No voy a relatar un cuento donde salga una de esas viejecitas adorables que me gustan a mí, arrugaditas, vivarachas, habladoras, de boca maliciosa y ojos que “han visto muchas cosas, muchas cosas” como los de las cigüeñas de Estrasburgo, que canta Amado Nervo.1

No. La Vieja de mi historia es una vieja que no es vieja ni viejo, ni muchacha, sino una bruja errante, silenciosa, siempre antigua y siempre nueva, serena, profunda, peligrosa y cruel, que se ha tragado muchos niños vivitos sin hacer un gesto, y se ha engullido muchos hombres crudos sin untarles sal siquiera.

Hablo de ese prodigioso río que pasa por Cartago y que va a contarle al Cauca, allá lejos, quién sabe qué secreticos de amor y de misterio, quién sabe qué tristezas infinitas que le han musitado los sauces inclinados en las noches de ensueño y de luna; de ese río milagroso, que tiene errabundidades de gitano, y que siente, aunque a ninguno le cuenta sus cuitas. No es como cierto Otún, que yo conozco, casquivano y bullicioso, que todo lo que sabe lo grita a los cuatro vientos.

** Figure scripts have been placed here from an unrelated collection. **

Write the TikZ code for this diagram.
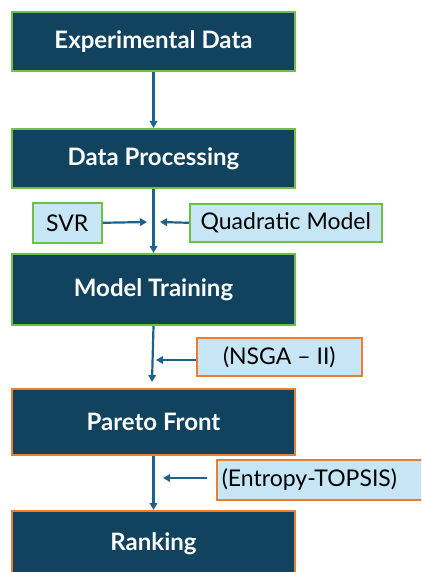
\documentclass[tikz,border=0pt]{standalone}
\usepackage{fontspec}
\setmainfont{Lato}
\usetikzlibrary{arrows.meta}
\definecolor{boxdark}{RGB}{17,67,94}
\definecolor{flowblue}{RGB}{28,98,138}
\definecolor{greenline}{RGB}{112,190,70}
\definecolor{orangeline}{RGB}{237,125,49}
\definecolor{paleblue}{RGB}{198,230,246}
\tikzset{
  stage/.style={draw, line width=2pt, fill=boxdark, text=white,
    font=\bfseries\fontsize{24}{28}\selectfont, anchor=north west,
    minimum width=283pt, inner sep=0pt},
  greenstage/.style={stage, draw=greenline},
  orangestage/.style={stage, draw=orangeline},
  method/.style={draw, line width=1.6pt, fill=paleblue, text=black,
    font=\fontsize{23}{27}\selectfont, anchor=north west, inner sep=0pt},
  flow/.style={draw=flowblue, line width=2.2pt,
    -{Triangle[length=7pt,width=7.5pt]}},
}
\begin{document}
\begin{tikzpicture}[x=1pt,y=-1pt]
  \useasboundingbox (0,0) rectangle (421,572);
  \clip (0,0) rectangle (421,572);
  % main pipeline
  \node[greenstage, minimum height=59pt] (exp) at (11,11) {Experimental Data};
  \node[greenstage, minimum height=59pt] (proc) at (11,128) {Data Processing};
  \node[greenstage, minimum height=71pt] (train) at (11,253) {Model Training};
  \node[orangestage, minimum height=66pt] (pareto) at (11,388) {Pareto Front};
  \node[orangestage, minimum height=65pt] (rank) at (11,510) {Ranking};
  % methods feeding the pipeline
  \node[method, draw=greenline, minimum width=69pt, minimum height=40pt] (svr) at (32,202) {SVR};
  \node[method, draw=greenline, minimum width=192pt, minimum height=38pt] (quad) at (189,203) {Quadratic Model};
  \node[method, draw=orangeline, minimum width=165pt, minimum height=38pt] (nsga) at (196,337) {(NSGA -- II)};
  \node[method, draw=orangeline, minimum width=225pt, minimum height=40pt,
        text width=215pt, align=left] (ent) at (216,459) {(Entropy-TOPSIS)};
  % arrow ends next to the vertical flow
  \coordinate (svrEnd) at (147,222);
  \coordinate (quadEnd) at (160,222);
  \coordinate (nsgaEnd) at (156,360);
  \coordinate (entStart) at (207,478);
  \coordinate (entEnd) at (163,478);
  \coordinate (paretoIn) at (152,382);
  % connectors
  \draw[flow] (exp.south) -- (proc.north);
  \draw[flow] (proc.south) -- (train.north);
  \draw[flow] (train.south) -- (paretoIn);
  \draw[flow] (pareto.south) -- (rank.north);
  \draw[flow] (svr.east) -- (svrEnd);
  \draw[flow] (quad.west) -- (quadEnd);
  \draw[flow] (nsga.west |- nsgaEnd) -- (nsgaEnd);
  \draw[flow] (entStart) -- (entEnd);
\end{tikzpicture}
\end{document}
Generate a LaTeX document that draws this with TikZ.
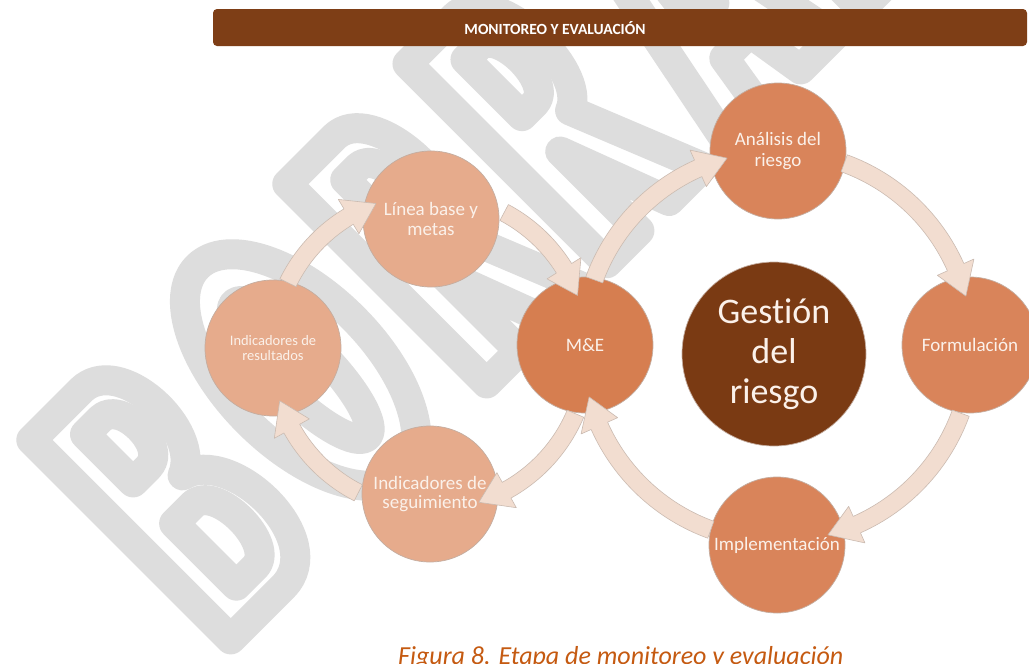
\documentclass[tikz,border=0pt]{standalone}
\usepackage{fontspec}
\setmainfont{Carlito}[Ligatures=NoCommon]
\usetikzlibrary{calc}

\definecolor{hdrbrown}{HTML}{7E3E16}
\definecolor{corebrown}{HTML}{7A3A13}
\definecolor{stageorange}{HTML}{D9845A}
\definecolor{meorange}{HTML}{D67E50}
\definecolor{lightpeach}{HTML}{E6AB8C}
\definecolor{arrowfill}{HTML}{F2DDD0}
\definecolor{arrowline}{HTML}{CBBBB1}
\definecolor{ringgray}{HTML}{C4ADA0}
\definecolor{cream}{HTML}{FBF1EA}
\definecolor{captionorange}{HTML}{C55A11}
\definecolor{wmgray}{HTML}{DDDDDD}

% curved block arrow running along a circle around centre #1
% #2 radius, #3 tail angle, #4 tip angle, #5 angular length of the head
\newcommand\cyclearrow[5]{%
  \pgfmathsetmacro\cyaOut{#2+9}\pgfmathsetmacro\cyaIn{#2-9}%
  \pgfmathsetmacro\cyaHOut{#2+20}\pgfmathsetmacro\cyaHIn{#2-20}%
  \pgfmathsetmacro\cyaBase{#4-#5}%
  \filldraw[cyclearrowstyle]
    ($(#1)+(#3:\cyaOut)$) arc[start angle=#3, end angle=\cyaBase, radius=\cyaOut]
    -- ($(#1)+(\cyaBase:\cyaHOut)$) -- ($(#1)+(#4:#2)$) -- ($(#1)+(\cyaBase:\cyaHIn)$)
    -- ($(#1)+(\cyaBase:\cyaIn)$)
    arc[start angle=\cyaBase, end angle=#3, radius=\cyaIn] -- cycle;}

\tikzset{
  stage/.style={circle, minimum size=136pt, inner sep=0pt, draw=ringgray,
    line width=0.7pt, text=cream, align=center},
  cyclearrowstyle/.style={fill=arrowfill, draw=arrowline, line width=0.6pt, line join=round},
  wmline/.style={draw=wmgray, line width=30pt, line join=round},
}

\begin{document}
\begin{tikzpicture}[x=1pt, y=-1pt]
\useasboundingbox (0,0) rectangle (1029,664);
\fill[white] (0,0) rectangle (1029,664);

% hollow "BORRADOR" watermark, drawn in a letter frame along the diagonal
\begin{scope}
  \clip (0,0) rectangle (1029,664);
  \begin{scope}[shift={(230.7,639.4)}, x={(0.7071pt,0.7071pt)}, y={(-0.7071pt,0.7071pt)}]
    % B
    \draw[wmline] (0,0) -- (0,282) -- (70,282) .. controls (124,282) and (128,168) .. (82,150)
      .. controls (138,136) and (140,0) .. (74,0) -- cycle;
    \draw[wmline] (42,180) -- (42,248) -- (64,248) .. controls (92,248) and (92,180) .. (64,180) -- cycle;
    \draw[wmline] (42,34) -- (42,122) -- (68,122) .. controls (100,122) and (100,34) .. (68,34) -- cycle;
    % O
    \draw[wmline] (240,141) ellipse[x radius=74, y radius=146];
    \draw[wmline] (240,141) ellipse[x radius=26, y radius=94];
    % R
    \foreach \rx in {362,532}{
      \draw[wmline] (\rx,0) -- (\rx,282) -- ({\rx+66},282) .. controls ({\rx+120},282) and ({\rx+124},150) .. ({\rx+82},134)
        -- ({\rx+136},0) -- ({\rx+88},0) -- ({\rx+46},112) -- ({\rx+46},0) -- cycle;
      \draw[wmline] ({\rx+44},164) -- ({\rx+44},244) -- ({\rx+62},244) .. controls ({\rx+90},244) and ({\rx+90},164) .. ({\rx+62},164) -- cycle;
    }
    % A
    \draw[wmline] (702,0) -- (758,282) -- (798,282) -- (854,0) -- (806,0) -- (796,62) -- (760,62) -- (750,0) -- cycle;
    \draw[wmline] (764,108) -- (778,226) -- (792,108) -- cycle;
    % D
    \draw[wmline] (892,0) -- (892,282) -- (952,282) .. controls (1048,282) and (1048,0) .. (952,0) -- cycle;
    \draw[wmline] (936,46) -- (936,236) -- (954,236) .. controls (996,236) and (996,46) .. (954,46) -- cycle;
  \end{scope}
\end{scope}

% title bar
\node[fill=hdrbrown, rounded corners=4pt, minimum width=814pt, minimum height=37pt,
  inner sep=0pt] (hdr) at (620,27.5) {};
\node[text=white, font=\bfseries\fontsize{15.5}{16}\selectfont, inner sep=0pt]
  (hdrtext) at (555,28) {MONITOREO Y EVALUACIÓN};

% stages
\node[stage, fill=corebrown, minimum size=184pt, font=\fontsize{36}{40}\selectfont]
  (core) at (774,354) {Gestión\\del\\riesgo};
\node[stage, fill=stageorange, font=\fontsize{19}{21}\selectfont] (ana) at (778,151) {Análisis del\\riesgo};
\begin{scope}
  \clip (0,0) rectangle (1029,664);
  \node[stage, fill=stageorange, font=\fontsize{19}{21}\selectfont] (form) at (970,345) {Formulación};
\end{scope}
\node[stage, fill=stageorange, font=\fontsize{19}{21}\selectfont] (impl) at (777,545) {Implementación};
\node[stage, fill=meorange, font=\fontsize{19}{21}\selectfont] (me) at (585,345) {M\&E};
\node[stage, fill=lightpeach, font=\fontsize{19}{20}\selectfont] (linea) at (431,219) {Línea base y\\metas};
\node[stage, fill=lightpeach, font=\fontsize{14.5}{15}\selectfont] (res) at (273,348) {Indicadores de\\resultados};
\node[stage, fill=lightpeach, font=\fontsize{19}{19}\selectfont] (seg) at (430,494) {Indicadores de\\seguimiento};

% cycle centres
\coordinate (lc) at (430,352);
\coordinate (rc) at (777.5,346.5);

% left cycle
\cyclearrow{lc}{158}{206}{250}{11}
\cyclearrow{lc}{158}{298}{339}{11}
\cyclearrow{lc}{158}{23}{72}{11}
\cyclearrow{lc}{158}{117}{162}{11}
% right cycle
\cyclearrow{rc}{195}{200}{255}{9}
\cyclearrow{rc}{195}{290}{345}{9}
\cyclearrow{rc}{195}{20}{75}{9}
\cyclearrow{rc}{195}{110}{165}{9}

% caption
\node[anchor=base west, inner sep=0pt, text=captionorange,
  font=\itshape\fontsize{26}{26}\selectfont] (cap) at (398,664)
  {Figura 8. Etapa de monitoreo y evaluación};
\end{tikzpicture}
\end{document}
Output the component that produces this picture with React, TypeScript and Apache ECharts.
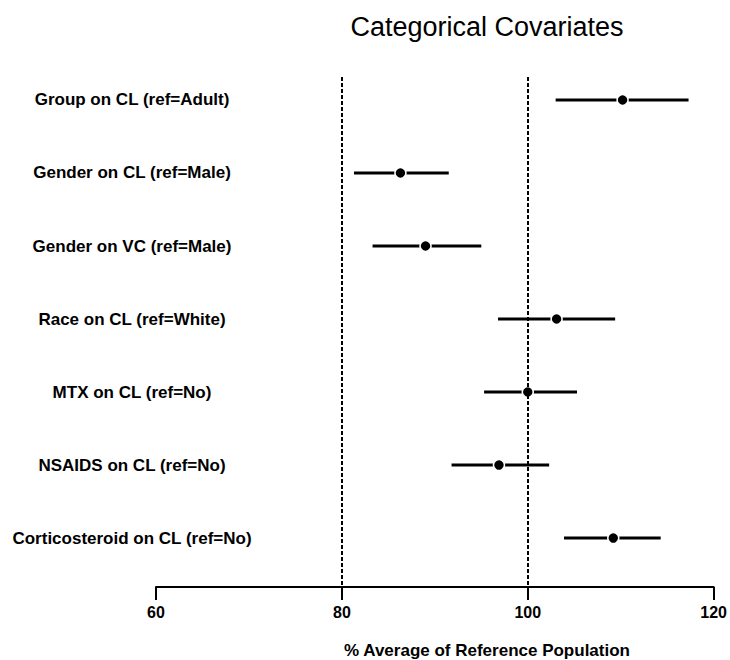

Este pobre cronista estuvo la semana pasada en Cartago, el pueblo delicioso y antiguo, que se lleva el orgullo de no tener luz eléctrica y otras atrocidades, en este siglo de motores y de cosas prosaicas. Así me gusta a mí, porque es más evocativo y más propicio a mis vagabundeos espirituales; así lo quiero, con sus mujeres pálidas y finas, con sus casas antiguas y miedosas, sus iglesias vetustas y su río maravilloso, enfermo de vagar por entre guaduales y de mirar a las estrellas.

Si no fuera por los zancudos tan picudos y por el calor tan picante... Es raro: todas las orillas de las viejas son frías según dicen (porque a mí no me consta), menos la de esta bruja perversa que yo adoro.

Y a pesar de quererla tanto, cuando fui a echarme a ahogar en ella, para cumplir una promesa que había hecho a cierta divina enemiga mía, y me tiré de cabeza hasta el fondo, como un submarino loco, la buena, la dulce, la compasiva vieja, me fue sacando a la orilla quedamente, bueno y sano.

Y mientras me alejaba afligidísimo, pensé interiormente, ¡cuánta será mi desgracia, que ni las viejas me quieren!

Glóbulo Rojo, Pereira, 5 de mayo de 1917.

1 Las “cigüeñas de Estrasburgo que canta Amado Nervo” aparecerán de nuevo, y muy pronto, en una crónica para El Espectador de Bogotá, titulada “En la hora del dolor”, el 11 de septiembre de 1917.